Türkiye’de toplumun farklı kesimlerinin birbirlerinin sorunlarına ve taleplerine karşı duyarlı olması, Türkiye’de demokrasinin yerleşmesi için hayati önemdedir. Herkesin kendine demokrat olduğu bir toplumsal yapıda vesayetçi anlayışların önü açılmakta, hareket alanları genişlemektedir.
Kürt sorunu merkezli çok yönlü şiddetin yoğun olarak yaşandığı Sur ve Cizre ilçeleri başta olmak üzere, Güneydoğu Anadolu Bölgesi’nde sivil insanlarımız zarar görmekte, göç etmek zorunda kalmakta ve kadim kültür mirasımız yok edilmektedir. Kürt sorununun çözüm yöntemi silahlı mücadele ve şiddet değildir; şiddetin tırmandırılması bölge halkına da, demokrasiye de hizmet etmemekte ve dahası otoriterleşme sürecini beslemektedir.
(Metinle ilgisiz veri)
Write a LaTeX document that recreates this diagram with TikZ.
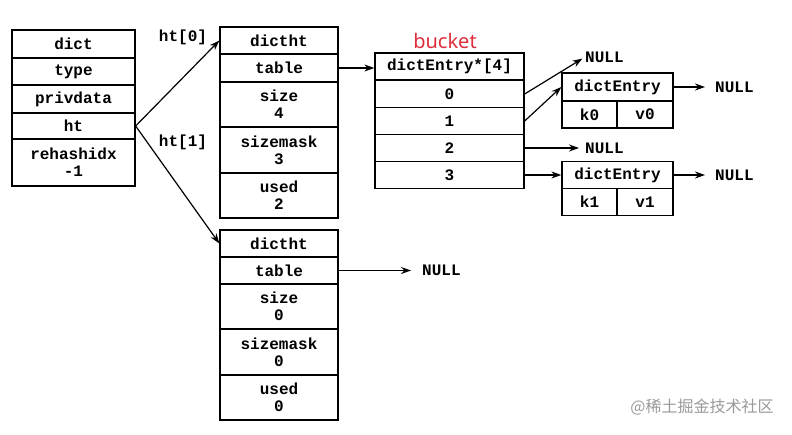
\documentclass[tikz,border=0pt]{standalone}
\usepackage{fontspec}
\setmonofont{Liberation Mono}
\newfontfamily\cjk{Noto Sans CJK SC}
\newfontfamily\notosans{Noto Sans}
\usetikzlibrary{arrows.meta}
\definecolor{bucketred}{RGB}{222,45,60}
\tikzset{
  cell/.style={draw, line width=1.3pt, inner sep=0pt, align=center,
    font=\ttfamily\bfseries\fontsize{16}{17}\selectfont},
  nul/.style={anchor=west, inner sep=0pt,
    font=\ttfamily\bfseries\fontsize{16}{17}\selectfont},
  ptr/.style={-{Stealth[length=10pt,width=7pt]}, line width=1.2pt}
}
\begin{document}
\begin{tikzpicture}[x=1pt,y=-1pt]
\useasboundingbox (0,0) rectangle (792,434);
% dict
\node[cell, minimum width=123pt, minimum height=28pt] (dict) at (73.5,44) {dict};
\node[cell, minimum width=123pt, minimum height=27pt] (type) at (73.5,71.5) {type};
\node[cell, minimum width=123pt, minimum height=28pt] (priv) at (73.5,99) {privdata};
\node[cell, minimum width=123pt, minimum height=26pt] (ht) at (73.5,126) {ht};
\node[cell, minimum width=123pt, minimum height=47pt] (rehash) at (73.5,162.5) {rehashidx\\-1};

% dictht 0
\node[cell, minimum width=118pt, minimum height=27pt] (d0h) at (279,40.5) {dictht};
\node[cell, minimum width=118pt, minimum height=28pt] (d0t) at (279,68) {table};
\node[cell, minimum width=118pt, minimum height=45pt] (d0s) at (279,104.5) {size\\4};
\node[cell, minimum width=118pt, minimum height=46pt] (d0m) at (279,150) {sizemask\\3};
\node[cell, minimum width=118pt, minimum height=45pt] (d0u) at (279,195.5) {used\\2};

% dictht 1
\node[cell, minimum width=118pt, minimum height=27pt] (d1h) at (279,243.5) {dictht};
\node[cell, minimum width=118pt, minimum height=27pt] (d1t) at (279,270.5) {table};
\node[cell, minimum width=118pt, minimum height=45pt] (d1s) at (279,306.5) {size\\0};
\node[cell, minimum width=118pt, minimum height=46pt] (d1m) at (279,352) {sizemask\\0};
\node[cell, minimum width=118pt, minimum height=45pt] (d1u) at (279,397.5) {used\\0};

% ht labels and pointers
\node[nul, anchor=center] (lab0) at (183,37) {ht[0]};
\node[nul, anchor=center] (lab1) at (183,142) {ht[1]};
\draw[ptr] (ht.east) -- (d0h.west);
\draw[ptr] (ht.east) -- (d1h.west);

% bucket array
\node[font=\notosans\fontsize{20}{22}\selectfont, text=bucketred] (bucket) at (445,41) {bucket};
\node[cell, minimum width=149pt, minimum height=27pt] (bh) at (449.5,66.5) {dictEntry*[4]};
\foreach \i in {0,...,3}
  \node[cell, minimum width=149pt, minimum height=27pt] (b\i) at (449.5,{94+27*\i}) {\i};
\draw[ptr] (d0t.east) -- (d0t.east -| bh.west);

% dictht 1 table
\node[nul] (null1) at (422,270.5) {NULL};
\draw[ptr, shorten >=11pt] (d1t.east) -- (null1.west);

% dictEntry 0
\node[cell, minimum width=111pt, minimum height=28pt] (e0h) at (617.5,87) {dictEntry};
\node[cell, minimum width=55pt, minimum height=27pt] (k0) at (589.5,114.5) {k0};
\node[cell, minimum width=56pt, minimum height=27pt] (v0) at (645,114.5) {v0};

% dictEntry 1
\node[cell, minimum width=111pt, minimum height=27pt] (e1h) at (617.5,175) {dictEntry};
\node[cell, minimum width=55pt, minimum height=27pt] (k1) at (589.5,202) {k1};
\node[cell, minimum width=56pt, minimum height=27pt] (v1) at (645,202) {v1};

% bucket pointers
\node[nul] (nullb0) at (585,57) {NULL};
\node[nul] (nullb2) at (585,148) {NULL};
\node[nul] (nulle0) at (715,87) {NULL};
\node[nul] (nulle1) at (715,175) {NULL};
\draw[ptr, shorten >=3pt] (b0.east) -- (nullb0.west);
\draw[ptr] (b1.east) -- (e0h.west);
\draw[ptr, shorten >=6pt] (b2.east) -- (nullb2.west);
\draw[ptr] (b3.east) -- (e1h.west);
\draw[ptr, shorten >=10pt] (e0h.east) -- (nulle0.west);
\draw[ptr, shorten >=10pt] (e1h.east) -- (nulle1.west);

% watermark
\node[font=\cjk\fontsize{16}{18}\selectfont, text=black!40] (mark) at (702,407) {@稀土掘金技术社区};
\end{tikzpicture}
\end{document}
SON YILLARDA SULH CEZA HAKİMLİKLERİNİN KURULMASI, İKTİDARIN GÜDÜMÜNDE BİR YARGI ORTAMI YARATTI
Demokratik rejimlerin asli unsurlarından biri olan kuvvetler ayrılığı, özellikle yargının yasama ve yürütme karşısındaki bağımsızlığı anlamına gelmektedir. Başta sulh ceza hakimliklerinin kurulması olmak üzere, son yıllarda çıkan bir dizi kanun ile temel yargılama ilkeleri büyük ölçüde ihlal edilmiş, iktidarın güdümünde bir yargı organı yaratılmıştır.
Türkiye bu olağandışı durumdan ancak hukukun üstünlüğü, ille de demokrasi ile çıkacaktır. Bunun dışındaki dayatmalar asla kabul edilemez.”